Chuck and Blair going to the movies

Emily Gould’s take on Gossip Girl is delicious for all manner of reasons (many of them GG-related), but here are two of my favourite excerpts:

Like a lot of childless unmarried adults my age I tend to think of myself on some semiconscious level as a perpetual teenager, but then when I’m confronted with actual teenagers I realize not only that I am an adult, I am also a member of a completely different generation and fitted with a completely different make and model of brain than today’s teenagers.

Hence our love of shows like The OC and Gossip Girl. I tend to see it the opposite way, though: that the characters on these shows are honorary adults, played by actors in their twenties and (school aside) living a lifestyle more akin to someone in that age group than a high school student.

Same with the Sweet Valley books: the 12-year-olds acted like 16-year-olds, the 16-year-olds like 19-year-olds, and the 18-year-olds like 25-year-olds.

Also:

It’s rare to watch a tv show’s writers basically confess that they’ve hit a wall. Imagine if, somewhere around the third season of Friends, Ross had sat Rachel down and said, “You know, we’ll never stay together, because there would really be nothing to hang the misunderstanding-based hijinx of this show on.” When Chuck told Blair that “the game” is “what we like,” he might as well have been staring into the camera and addressing the audience directly. ‘When we finally get together,’ he’s saying, ‘you’ll know that Gossip Girl’s writers have finally gotten that memo from CW headquarters that they’ve got another episode or two to wrap things up.’

But less cynically, or maybe more cynically: the audience basically never gets to watch the ever-after part of romances – it’s boring, we’re given to understand, all that moviegoing and hand-holding. Love affairs have three acts, we know from tv, and even, a little, from our own experience. There’s the thrilling beginning, fraught with obstacles and delicious suffering. And then there’s the middle, the happy normalcy phase that actually maybe doesn’t even exist and is just a slow slide into the mediocrity and boredom that signals the end. Maybe there are just two acts, then.

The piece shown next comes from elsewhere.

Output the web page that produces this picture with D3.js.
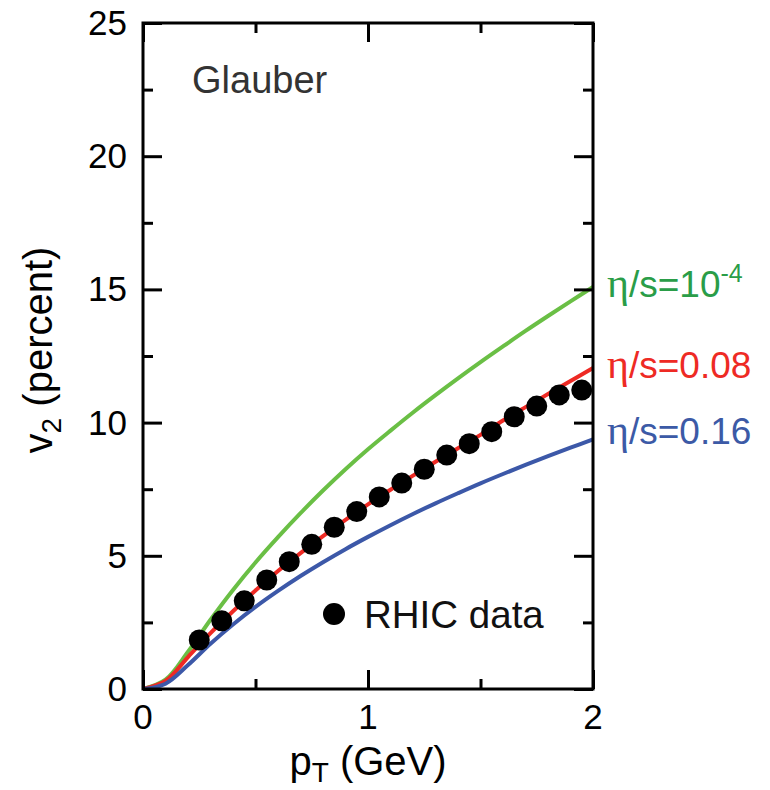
<!DOCTYPE html>
<html>
<head>
<meta charset="utf-8">
<script src="https://cdn.jsdelivr.net/npm/d3@7"></script>
<style>
  body { margin: 0; background: #fff; }
  svg text { font-family: "Liberation Sans", Arial, Helvetica, sans-serif; }
</style>
</head>
<body>
<div id="chart"></div>
<script>
// model curves, sampled every 0.1 GeV
const ptGrid = [0, 0.1, 0.2, 0.3, 0.4, 0.5, 0.6, 0.7, 0.8, 0.9, 1.0,
  1.1, 1.2, 1.3, 1.4, 1.5, 1.6, 1.7, 1.8, 1.9, 2.0];
const v2Ideal = [0, 0.35, 1.4, 2.6, 3.72, 4.75, 5.7, 6.6, 7.45, 8.25, 9.0,
  9.7, 10.38, 11.03, 11.66, 12.27, 12.86, 13.44, 14.0, 14.55, 15.09];
const v2Mid = [0, 0.3, 1.2, 2.1, 2.92, 3.7, 4.43, 5.1, 5.74, 6.35, 6.93,
  7.48, 8.01, 8.53, 9.04, 9.54, 10.08, 10.58, 11.07, 11.56, 12.05];
const v2High = [0, 0.2, 0.9, 1.7, 2.42, 3.08, 3.68, 4.24, 4.76, 5.25, 5.71,
  6.15, 6.57, 6.97, 7.35, 7.72, 8.07, 8.41, 8.74, 9.06, 9.37];

// RHIC points
const dataPt = [0.25, 0.35, 0.45, 0.55, 0.65, 0.75, 0.85, 0.95, 1.05, 1.15,
  1.25, 1.35, 1.45, 1.55, 1.65, 1.75, 1.85, 1.95];
const dataV2 = [1.84, 2.56, 3.31, 4.09, 4.78, 5.43, 6.07, 6.66, 7.21, 7.73,
  8.25, 8.78, 9.21, 9.66, 10.22, 10.62, 11.04, 11.22];

const xTicks = [0, 1, 2];
const yTicks = [0, 5, 10, 15, 20, 25];

const W = 770, H = 790;
const m = { left: 143, right: 177, top: 23, bottom: 101 };

const svg = d3.select('#chart').append('svg')
  .attr('width', W)
  .attr('height', H);

const x = d3.scaleLinear().domain([0, 2]).range([m.left, W - m.right]);
const y = d3.scaleLinear().domain([0, 25]).range([H - m.bottom, m.top]);

const plot = svg.append('g');

// curves
const series = [
  { vals: v2Ideal, color: '#6abf45' },
  { vals: v2Mid, color: '#ee2a24' },
  { vals: v2High, color: '#3c58a8' }
];
const line = d3.line()
  .x((d) => x(d[0]))
  .y((d) => y(d[1]))
  .curve(d3.curveCatmullRom.alpha(0.5));

series.forEach((s) => {
  plot.append('path')
    .attr('d', line(ptGrid.map((p, i) => [p, s.vals[i]])))
    .attr('fill', 'none')
    .attr('stroke', s.color)
    .attr('stroke-width', 4);
});

// data points
plot.selectAll('circle.pt')
  .data(dataPt.map((p, i) => [p, dataV2[i]]))
  .enter().append('circle')
    .attr('class', 'pt')
    .attr('cx', (d) => x(d[0]))
    .attr('cy', (d) => y(d[1]))
    .attr('r', 10.5)
    .attr('fill', '#000');

// frame with inward ticks on all four sides
const yMinor = d3.range(0, 25.01, 2.5);
const xMinor = d3.range(0, 2.01, 0.5);

const axes = [
  { g: d3.axisBottom(x), t: `translate(0,${y(0)})` },
  { g: d3.axisTop(x), t: `translate(0,${y(25)})` },
  { g: d3.axisLeft(y), t: `translate(${x(0)},0)` },
  { g: d3.axisRight(y), t: `translate(${x(2)},0)` }
];
axes.forEach((a, i) => {
  const isX = i < 2;
  const vals = isX ? xMinor : yMinor;
  const majorStep = isX ? 1 : 5;
  const ax = a.g.tickValues(vals).tickFormat('').tickSizeOuter(0).tickSizeInner(-19);
  const g = svg.append('g').attr('transform', a.t).call(ax);
  g.selectAll('.tick line')
    .attr(isX ? 'y2' : 'x2', function (d) {
      const len = Math.abs(d / majorStep - Math.round(d / majorStep)) < 1e-6 ? 19 : 10;
      const cur = +d3.select(this).attr(isX ? 'y2' : 'x2');
      return Math.sign(cur) * len;
    })
    .attr('stroke', '#000')
    .attr('stroke-width', 3);
  g.select('.domain').remove();
  g.selectAll('text').remove();
});

svg.append('rect')
  .attr('x', x(0)).attr('y', y(25))
  .attr('width', x(2) - x(0)).attr('height', y(0) - y(25))
  .attr('fill', 'none').attr('stroke', '#000').attr('stroke-width', 3);

// tick labels
svg.selectAll('text.xt')
  .data(xTicks)
  .enter().append('text')
    .attr('x', (d) => x(d))
    .attr('y', y(0) + 40)
    .attr('text-anchor', 'middle')
    .attr('font-size', 35)
    .text((d) => d);

svg.selectAll('text.yt')
  .data(yTicks)
  .enter().append('text')
    .attr('x', x(0) - 16)
    .attr('y', (d) => y(d) + 12)
    .attr('text-anchor', 'end')
    .attr('font-size', 35)
    .text((d) => d);

// axis titles
const xt = svg.append('text')
  .attr('x', (x(0) + x(2)) / 2)
  .attr('y', 775)
  .attr('text-anchor', 'middle')
  .attr('font-size', 40);
xt.append('tspan').text('p');
xt.append('tspan').attr('font-size', 28).attr('dy', 7).text('T');
xt.append('tspan').attr('dy', -7).text(' (GeV)');

const yt = svg.append('text')
  .attr('transform', `translate(52,${(y(0) + y(25)) / 2 - 6}) rotate(-90)`)
  .attr('text-anchor', 'middle')
  .attr('font-size', 40);
yt.append('tspan').text('v');
yt.append('tspan').attr('font-size', 28).attr('dy', 9).text('2');
yt.append('tspan').attr('dy', -9).text(' (percent)');

// annotations
svg.append('text')
  .attr('x', 192).attr('y', 93)
  .attr('font-size', 38)
  .attr('fill', '#333')
  .text('Glauber');

svg.append('circle')
  .attr('cx', 334).attr('cy', 614).attr('r', 11).attr('fill', '#000');
svg.append('text')
  .attr('x', 364).attr('y', 628)
  .attr('font-size', 38.5)
  .attr('fill', '#111')
  .text('RHIC data');

// curve labels
const labels = [
  { txt: '10', sup: '-4', yv: 297, color: '#2a9d48' },
  { txt: '0.08', sup: null, yv: 378, color: '#ee2a24' },
  { txt: '0.16', sup: null, yv: 444, color: '#3c5aa6' }
];
labels.forEach((l) => {
  const t = svg.append('text')
    .attr('x', 607).attr('y', l.yv)
    .attr('font-size', 37)
    .attr('fill', l.color);
  t.append('tspan').attr('font-family', '"Liberation Serif", "DejaVu Serif", serif').attr('font-size', 42).text('η');
  t.append('tspan').text('/s=' + l.txt);
  if (l.sup) {
    t.append('tspan').attr('font-size', 25).attr('dy', -15).text(l.sup);
  }
});
</script>
</body>
</html>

And it’s so true. If love is looked upon as narrative drama, the good, content bits will always disappoint. As Andy Warhol once remarked: “The most exciting thing is not doing it. If you fall in love with someone and never do it, it’s much more exciting." This, I believe, is (one of many reasons) why it’s best to look for excitement (headlines! news! drama! amusing anecdotes! - stuff that, in many ways, I live for) in places other than one’s love life: contented relationships just don’t make for very good story fodder.